[start]
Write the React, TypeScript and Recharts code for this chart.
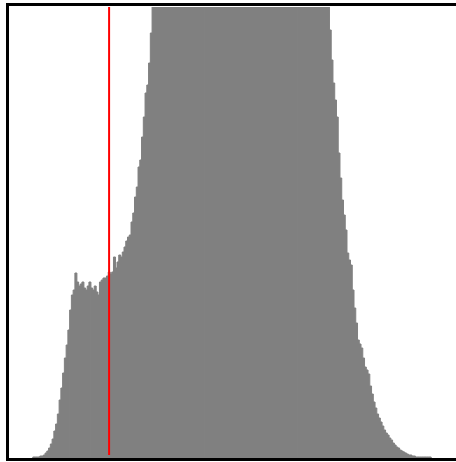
import React from 'react';
import { BarChart, Bar, XAxis, YAxis, ReferenceLine } from 'recharts';

// 256-bin intensity histogram; bins 81-181 run off the top of the plot
const counts: number[] = [
  0, 0, 0, 0, 0, 0, 0, 0, 0, 0, 0, 0, 0, 1, 1, 1,
  1, 2, 2, 3, 5, 7, 10, 14, 19, 27, 34, 44, 58, 70, 85, 100,
  113, 128, 148, 163, 168, 185, 176, 172, 174, 176, 170, 168, 172, 176, 170, 168,
  172, 166, 163, 176, 178, 180, 180, 182, 186, 184, 186, 201, 190, 196, 203, 201,
  206, 211, 217, 221, 223, 236, 245, 261, 271, 291, 298, 321, 341, 365, 373, 395,
  425, 470, 510, 550, 590, 630, 665, 700, 735, 765, 790, 815, 835, 855, 870, 885,
  895, 905, 912, 918, 922, 925, 927, 928, 928, 927, 925, 922, 918, 914, 910, 905,
  900, 895, 890, 885, 880, 875, 870, 866, 862, 858, 855, 852, 850, 848, 846, 845,
  844, 843, 842, 841, 840, 838, 836, 834, 832, 830, 827, 824, 820, 816, 812, 808,
  803, 798, 792, 786, 779, 772, 764, 756, 747, 738, 728, 718, 707, 696, 684, 672,
  660, 648, 636, 624, 612, 600, 589, 578, 567, 556, 545, 535, 525, 515, 505, 497,
  490, 482, 475, 468, 462, 456, 428, 398, 375, 358, 341, 305, 280, 258, 243, 228,
  205, 198, 193, 168, 150, 135, 118, 114, 110, 100, 91, 88, 84, 72, 64, 56,
  50, 44, 40, 36, 32, 28, 25, 23, 20, 18, 15, 13, 11, 10, 8, 7,
  6, 5, 4, 3, 3, 2, 2, 1, 1, 1, 1, 1, 1, 1, 1, 1,
  0, 0, 0, 0, 0, 0, 0, 0, 0, 0, 0, 0, 0, 0, 0, 0,
];

const yMax = 451;
const markerBin = 56;

const data = counts.map((count, bin) => ({ bin, count }));

export default function App() {
  return (
    <div
      style={{
        position: 'absolute',
        left: 6,
        top: 3,
        width: 460,
        height: 452,
        borderLeft: '3px solid #000',
        borderTop: '3px solid #000',
        borderBottom: '3px solid #000',
        background: '#fff',
      }}
    >
      <BarChart
        width={450}
        height={452}
        data={data}
        margin={{ top: 1, right: 0, left: 1, bottom: 0 }}
        barCategoryGap={0}
        barGap={0}
      >
        <XAxis dataKey="bin" hide />
        <YAxis domain={[0, yMax]} allowDataOverflow hide />
        <Bar
          dataKey="count"
          fill="#808080"
          stroke="#808080"
          strokeWidth={1}
          isAnimationActive={false}
        />
        <ReferenceLine
          segment={[
            { x: markerBin, y: 3 },
            { x: markerBin, y: yMax },
          ]}
          stroke="#ff0000"
          strokeWidth={2}
        />
      </BarChart>
    </div>
  );
}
[end]
** What to produce **
From the first line of the listing above, repeat every line through the one holding "XAxis, YAxis, ReferenceLine". Both ends count, and pictures stay out.

** Output of the task **
Write the React, TypeScript and Recharts code for this chart.
import React from 'react';
import { BarChart, Bar, XAxis, YAxis, ReferenceLine } from 'recharts';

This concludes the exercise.